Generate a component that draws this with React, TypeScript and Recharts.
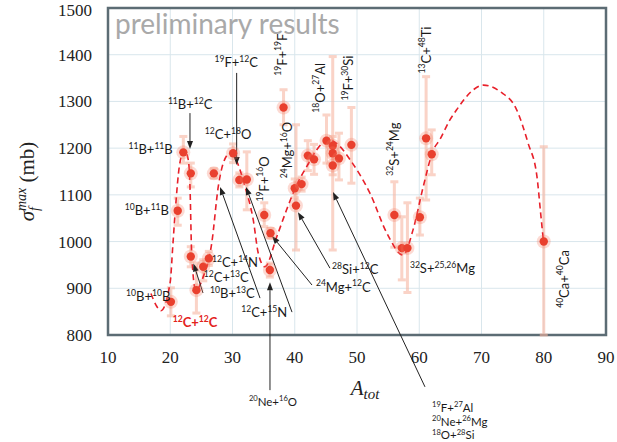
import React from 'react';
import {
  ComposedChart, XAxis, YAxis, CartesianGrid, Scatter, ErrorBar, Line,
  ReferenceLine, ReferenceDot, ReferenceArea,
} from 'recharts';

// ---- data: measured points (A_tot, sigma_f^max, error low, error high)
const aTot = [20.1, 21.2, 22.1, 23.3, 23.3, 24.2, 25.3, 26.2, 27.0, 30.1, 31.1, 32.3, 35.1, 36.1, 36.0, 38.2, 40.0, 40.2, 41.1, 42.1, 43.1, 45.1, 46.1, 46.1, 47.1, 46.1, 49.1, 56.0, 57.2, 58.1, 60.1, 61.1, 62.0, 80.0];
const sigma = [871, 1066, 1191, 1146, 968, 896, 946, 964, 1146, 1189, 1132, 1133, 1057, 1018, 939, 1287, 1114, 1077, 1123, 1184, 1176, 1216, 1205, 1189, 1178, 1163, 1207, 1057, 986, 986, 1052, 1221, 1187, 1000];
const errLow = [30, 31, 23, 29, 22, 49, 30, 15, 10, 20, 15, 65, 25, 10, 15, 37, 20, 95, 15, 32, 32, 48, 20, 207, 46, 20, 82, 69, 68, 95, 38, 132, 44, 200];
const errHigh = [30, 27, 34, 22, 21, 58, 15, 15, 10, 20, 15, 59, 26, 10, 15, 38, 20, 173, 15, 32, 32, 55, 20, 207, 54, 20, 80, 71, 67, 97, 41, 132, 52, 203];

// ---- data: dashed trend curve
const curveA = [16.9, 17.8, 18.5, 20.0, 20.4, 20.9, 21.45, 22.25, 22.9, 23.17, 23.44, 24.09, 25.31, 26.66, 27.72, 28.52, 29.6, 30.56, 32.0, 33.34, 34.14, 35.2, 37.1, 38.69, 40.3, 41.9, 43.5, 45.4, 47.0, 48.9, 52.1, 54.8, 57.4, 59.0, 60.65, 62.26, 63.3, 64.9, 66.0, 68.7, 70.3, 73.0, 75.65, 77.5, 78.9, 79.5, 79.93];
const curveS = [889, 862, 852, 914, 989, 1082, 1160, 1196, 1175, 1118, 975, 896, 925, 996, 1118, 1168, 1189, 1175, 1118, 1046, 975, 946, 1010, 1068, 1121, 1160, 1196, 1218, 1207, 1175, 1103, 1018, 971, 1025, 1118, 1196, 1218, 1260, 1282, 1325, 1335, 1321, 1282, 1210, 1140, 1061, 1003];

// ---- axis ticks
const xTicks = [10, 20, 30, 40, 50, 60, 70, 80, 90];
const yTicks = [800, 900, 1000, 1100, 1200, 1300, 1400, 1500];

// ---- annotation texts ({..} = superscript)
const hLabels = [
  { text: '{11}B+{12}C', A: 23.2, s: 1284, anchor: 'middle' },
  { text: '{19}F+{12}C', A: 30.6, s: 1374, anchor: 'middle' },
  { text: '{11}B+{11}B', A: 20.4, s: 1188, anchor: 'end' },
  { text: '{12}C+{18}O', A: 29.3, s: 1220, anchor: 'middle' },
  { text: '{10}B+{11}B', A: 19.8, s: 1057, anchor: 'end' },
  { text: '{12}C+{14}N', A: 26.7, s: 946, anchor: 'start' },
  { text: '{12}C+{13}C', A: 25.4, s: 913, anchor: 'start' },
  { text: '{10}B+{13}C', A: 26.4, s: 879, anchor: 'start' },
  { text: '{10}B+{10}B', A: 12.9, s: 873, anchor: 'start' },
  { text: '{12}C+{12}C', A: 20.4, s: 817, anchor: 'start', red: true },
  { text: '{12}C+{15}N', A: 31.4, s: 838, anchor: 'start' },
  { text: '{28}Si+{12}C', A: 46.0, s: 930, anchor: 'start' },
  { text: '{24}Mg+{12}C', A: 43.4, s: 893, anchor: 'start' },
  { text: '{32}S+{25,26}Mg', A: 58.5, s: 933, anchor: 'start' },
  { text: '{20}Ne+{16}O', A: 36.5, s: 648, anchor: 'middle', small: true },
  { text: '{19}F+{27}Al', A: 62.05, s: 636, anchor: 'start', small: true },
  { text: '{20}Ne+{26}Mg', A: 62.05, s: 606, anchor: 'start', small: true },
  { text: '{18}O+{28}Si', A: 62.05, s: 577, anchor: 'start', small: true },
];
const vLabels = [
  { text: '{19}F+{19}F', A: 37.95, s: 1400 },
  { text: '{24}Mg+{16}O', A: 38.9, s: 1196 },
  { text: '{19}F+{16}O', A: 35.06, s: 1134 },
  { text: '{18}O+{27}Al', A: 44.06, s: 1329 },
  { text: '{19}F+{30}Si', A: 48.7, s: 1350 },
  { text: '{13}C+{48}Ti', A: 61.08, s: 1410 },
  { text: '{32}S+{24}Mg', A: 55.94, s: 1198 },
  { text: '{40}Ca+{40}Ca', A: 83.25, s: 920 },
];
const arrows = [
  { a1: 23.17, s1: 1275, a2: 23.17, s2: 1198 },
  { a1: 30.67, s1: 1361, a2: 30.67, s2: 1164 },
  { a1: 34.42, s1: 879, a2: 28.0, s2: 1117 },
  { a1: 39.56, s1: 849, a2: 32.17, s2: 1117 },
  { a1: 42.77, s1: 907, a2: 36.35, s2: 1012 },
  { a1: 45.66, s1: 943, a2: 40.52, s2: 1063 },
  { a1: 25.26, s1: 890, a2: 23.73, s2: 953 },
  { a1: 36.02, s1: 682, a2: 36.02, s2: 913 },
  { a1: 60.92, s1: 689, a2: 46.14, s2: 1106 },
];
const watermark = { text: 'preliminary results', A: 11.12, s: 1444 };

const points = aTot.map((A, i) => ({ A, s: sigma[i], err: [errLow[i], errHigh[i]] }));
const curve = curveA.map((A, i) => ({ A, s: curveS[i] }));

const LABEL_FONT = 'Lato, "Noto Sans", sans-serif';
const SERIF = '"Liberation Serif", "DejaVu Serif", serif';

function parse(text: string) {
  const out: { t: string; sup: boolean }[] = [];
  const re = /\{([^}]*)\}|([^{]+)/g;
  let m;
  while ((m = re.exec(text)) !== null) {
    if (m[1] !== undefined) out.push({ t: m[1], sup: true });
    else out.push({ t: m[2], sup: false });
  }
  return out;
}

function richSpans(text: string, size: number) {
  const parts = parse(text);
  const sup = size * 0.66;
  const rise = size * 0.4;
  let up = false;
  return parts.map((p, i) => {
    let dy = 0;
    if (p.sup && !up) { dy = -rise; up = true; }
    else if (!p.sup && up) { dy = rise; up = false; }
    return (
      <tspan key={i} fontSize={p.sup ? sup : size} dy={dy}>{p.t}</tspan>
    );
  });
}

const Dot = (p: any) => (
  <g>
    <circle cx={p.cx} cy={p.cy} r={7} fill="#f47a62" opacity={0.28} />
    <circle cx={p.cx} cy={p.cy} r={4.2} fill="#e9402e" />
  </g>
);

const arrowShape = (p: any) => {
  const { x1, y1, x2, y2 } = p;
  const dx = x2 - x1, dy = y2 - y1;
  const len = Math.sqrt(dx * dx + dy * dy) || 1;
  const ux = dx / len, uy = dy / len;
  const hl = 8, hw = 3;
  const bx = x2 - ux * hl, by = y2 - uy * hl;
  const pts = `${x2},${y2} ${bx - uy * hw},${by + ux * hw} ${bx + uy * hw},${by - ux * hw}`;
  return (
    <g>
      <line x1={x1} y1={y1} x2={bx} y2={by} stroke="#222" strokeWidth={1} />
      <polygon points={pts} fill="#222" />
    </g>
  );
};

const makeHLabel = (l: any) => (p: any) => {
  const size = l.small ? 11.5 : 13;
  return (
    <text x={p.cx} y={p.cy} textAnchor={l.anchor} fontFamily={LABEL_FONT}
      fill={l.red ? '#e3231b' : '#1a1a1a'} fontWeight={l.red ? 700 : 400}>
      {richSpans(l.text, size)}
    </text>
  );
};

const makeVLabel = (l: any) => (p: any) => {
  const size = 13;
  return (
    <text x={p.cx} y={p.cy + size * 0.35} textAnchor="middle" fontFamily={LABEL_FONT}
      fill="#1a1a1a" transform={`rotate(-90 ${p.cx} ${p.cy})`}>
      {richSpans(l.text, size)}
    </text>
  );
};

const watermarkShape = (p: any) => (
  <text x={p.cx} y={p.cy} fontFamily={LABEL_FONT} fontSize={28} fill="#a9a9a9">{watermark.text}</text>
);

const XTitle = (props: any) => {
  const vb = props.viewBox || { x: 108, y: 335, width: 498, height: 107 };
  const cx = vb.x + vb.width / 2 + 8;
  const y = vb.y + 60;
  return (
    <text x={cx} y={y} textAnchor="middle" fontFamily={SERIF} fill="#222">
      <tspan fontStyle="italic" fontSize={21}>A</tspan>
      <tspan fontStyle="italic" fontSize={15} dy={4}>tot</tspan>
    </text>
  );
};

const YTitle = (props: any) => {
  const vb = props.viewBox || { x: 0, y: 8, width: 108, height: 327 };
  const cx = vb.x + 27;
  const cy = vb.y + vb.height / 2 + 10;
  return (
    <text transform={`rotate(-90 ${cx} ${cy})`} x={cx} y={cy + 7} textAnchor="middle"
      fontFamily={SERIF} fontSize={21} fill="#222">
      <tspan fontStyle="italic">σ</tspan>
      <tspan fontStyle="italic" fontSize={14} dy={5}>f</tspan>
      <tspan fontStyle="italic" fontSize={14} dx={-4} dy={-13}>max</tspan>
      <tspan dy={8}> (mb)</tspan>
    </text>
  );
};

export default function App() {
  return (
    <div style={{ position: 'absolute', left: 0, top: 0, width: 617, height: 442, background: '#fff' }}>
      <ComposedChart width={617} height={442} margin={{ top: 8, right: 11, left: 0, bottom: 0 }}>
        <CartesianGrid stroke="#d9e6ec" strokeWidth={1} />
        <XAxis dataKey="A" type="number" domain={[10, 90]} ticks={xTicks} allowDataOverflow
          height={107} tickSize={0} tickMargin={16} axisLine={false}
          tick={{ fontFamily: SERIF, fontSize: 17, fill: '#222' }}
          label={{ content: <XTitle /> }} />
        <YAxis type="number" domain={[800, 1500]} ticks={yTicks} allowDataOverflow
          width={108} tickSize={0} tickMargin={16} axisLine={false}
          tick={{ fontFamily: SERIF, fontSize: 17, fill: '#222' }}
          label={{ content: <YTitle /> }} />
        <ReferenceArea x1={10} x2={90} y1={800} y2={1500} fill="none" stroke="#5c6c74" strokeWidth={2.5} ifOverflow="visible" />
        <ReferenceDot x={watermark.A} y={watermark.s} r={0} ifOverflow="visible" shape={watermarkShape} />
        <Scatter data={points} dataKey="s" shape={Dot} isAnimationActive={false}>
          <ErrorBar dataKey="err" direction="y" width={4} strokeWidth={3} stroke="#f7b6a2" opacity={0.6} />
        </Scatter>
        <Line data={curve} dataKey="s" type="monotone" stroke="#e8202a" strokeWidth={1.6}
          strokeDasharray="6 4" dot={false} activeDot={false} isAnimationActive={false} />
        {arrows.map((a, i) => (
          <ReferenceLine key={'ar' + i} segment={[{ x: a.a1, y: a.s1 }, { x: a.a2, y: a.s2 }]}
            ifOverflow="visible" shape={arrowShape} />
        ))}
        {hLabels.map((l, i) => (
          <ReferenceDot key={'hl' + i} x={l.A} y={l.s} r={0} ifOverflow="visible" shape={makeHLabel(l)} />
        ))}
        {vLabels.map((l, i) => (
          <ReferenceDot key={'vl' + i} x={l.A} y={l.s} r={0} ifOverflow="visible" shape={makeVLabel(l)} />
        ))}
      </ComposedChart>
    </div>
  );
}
****
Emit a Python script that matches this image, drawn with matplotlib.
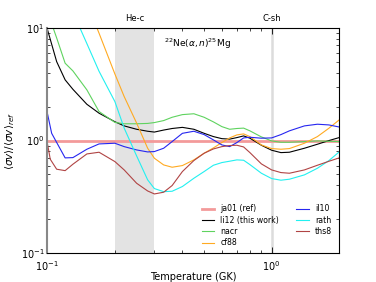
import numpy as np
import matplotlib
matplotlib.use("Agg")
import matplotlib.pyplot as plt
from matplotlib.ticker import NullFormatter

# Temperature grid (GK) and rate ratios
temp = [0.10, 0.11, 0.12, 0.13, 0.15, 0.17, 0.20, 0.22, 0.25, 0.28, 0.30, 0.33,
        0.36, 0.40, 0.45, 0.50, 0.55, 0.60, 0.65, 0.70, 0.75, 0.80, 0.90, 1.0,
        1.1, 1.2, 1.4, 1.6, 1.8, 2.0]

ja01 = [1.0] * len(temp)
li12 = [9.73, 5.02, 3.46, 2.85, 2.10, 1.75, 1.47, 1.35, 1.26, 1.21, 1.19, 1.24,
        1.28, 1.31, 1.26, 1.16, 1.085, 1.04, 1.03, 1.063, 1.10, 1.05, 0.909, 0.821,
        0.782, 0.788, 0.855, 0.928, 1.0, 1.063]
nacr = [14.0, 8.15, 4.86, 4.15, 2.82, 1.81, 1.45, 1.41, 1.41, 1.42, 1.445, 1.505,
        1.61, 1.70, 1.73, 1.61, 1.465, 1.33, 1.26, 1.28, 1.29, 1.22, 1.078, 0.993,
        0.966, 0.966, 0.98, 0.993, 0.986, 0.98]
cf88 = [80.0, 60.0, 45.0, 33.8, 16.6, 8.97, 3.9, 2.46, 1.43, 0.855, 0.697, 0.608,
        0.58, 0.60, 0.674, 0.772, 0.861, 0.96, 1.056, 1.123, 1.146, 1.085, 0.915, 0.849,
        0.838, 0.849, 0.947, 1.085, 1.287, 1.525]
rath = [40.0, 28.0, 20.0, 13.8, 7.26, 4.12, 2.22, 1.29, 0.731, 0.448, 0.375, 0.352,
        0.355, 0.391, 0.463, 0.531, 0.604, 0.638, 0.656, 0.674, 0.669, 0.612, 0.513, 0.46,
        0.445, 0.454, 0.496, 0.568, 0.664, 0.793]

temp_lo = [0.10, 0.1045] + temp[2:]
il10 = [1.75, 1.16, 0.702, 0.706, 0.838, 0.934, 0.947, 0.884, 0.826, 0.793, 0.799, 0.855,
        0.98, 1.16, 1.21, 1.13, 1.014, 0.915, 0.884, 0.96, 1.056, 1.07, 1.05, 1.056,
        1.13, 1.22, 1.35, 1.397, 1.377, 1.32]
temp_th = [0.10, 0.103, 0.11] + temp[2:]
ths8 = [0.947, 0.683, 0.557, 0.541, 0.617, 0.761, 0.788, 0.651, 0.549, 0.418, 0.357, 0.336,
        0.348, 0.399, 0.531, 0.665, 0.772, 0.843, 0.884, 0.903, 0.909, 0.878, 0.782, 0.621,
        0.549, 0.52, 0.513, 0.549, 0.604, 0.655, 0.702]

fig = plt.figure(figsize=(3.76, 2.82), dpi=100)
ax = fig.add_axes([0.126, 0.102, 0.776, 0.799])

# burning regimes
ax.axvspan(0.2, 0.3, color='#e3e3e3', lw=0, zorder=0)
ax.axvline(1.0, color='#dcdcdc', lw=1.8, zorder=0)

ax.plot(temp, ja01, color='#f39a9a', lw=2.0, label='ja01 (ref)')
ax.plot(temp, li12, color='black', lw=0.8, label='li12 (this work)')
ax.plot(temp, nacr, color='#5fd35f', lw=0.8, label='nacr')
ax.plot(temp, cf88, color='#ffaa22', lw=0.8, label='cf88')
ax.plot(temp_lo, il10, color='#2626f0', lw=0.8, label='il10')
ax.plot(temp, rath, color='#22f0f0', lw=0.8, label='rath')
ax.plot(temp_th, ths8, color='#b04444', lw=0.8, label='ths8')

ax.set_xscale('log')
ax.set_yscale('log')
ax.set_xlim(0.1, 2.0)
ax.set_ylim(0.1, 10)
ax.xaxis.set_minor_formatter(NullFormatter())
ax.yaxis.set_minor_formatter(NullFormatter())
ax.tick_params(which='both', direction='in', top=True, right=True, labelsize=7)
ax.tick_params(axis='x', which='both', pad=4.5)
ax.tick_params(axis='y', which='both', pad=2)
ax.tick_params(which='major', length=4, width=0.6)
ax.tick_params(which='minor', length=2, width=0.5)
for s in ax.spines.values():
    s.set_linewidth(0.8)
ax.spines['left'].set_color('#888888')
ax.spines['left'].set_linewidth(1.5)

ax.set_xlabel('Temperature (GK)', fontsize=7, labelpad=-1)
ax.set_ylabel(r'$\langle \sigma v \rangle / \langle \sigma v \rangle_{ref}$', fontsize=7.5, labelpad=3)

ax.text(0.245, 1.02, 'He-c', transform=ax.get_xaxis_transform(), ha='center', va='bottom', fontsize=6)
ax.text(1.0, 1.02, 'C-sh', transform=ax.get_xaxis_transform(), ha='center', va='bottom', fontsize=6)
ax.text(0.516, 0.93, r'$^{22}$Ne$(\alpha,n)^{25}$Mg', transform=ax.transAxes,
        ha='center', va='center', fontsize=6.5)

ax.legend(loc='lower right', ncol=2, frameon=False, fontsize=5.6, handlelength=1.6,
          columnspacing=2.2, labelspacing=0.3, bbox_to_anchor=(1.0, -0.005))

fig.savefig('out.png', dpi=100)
****
• AIM:
Give again, word for word, the part that opens with the line containing "Emit a Python" and closes with the one containing "from matplotlib.ticker import NullFormatter". Include both of those lines and skip all pictures.

• IN RESPONSE:
Emit a Python script that matches this image, drawn with matplotlib.
import numpy as np
import matplotlib
matplotlib.use("Agg")
import matplotlib.pyplot as plt
from matplotlib.ticker import NullFormatter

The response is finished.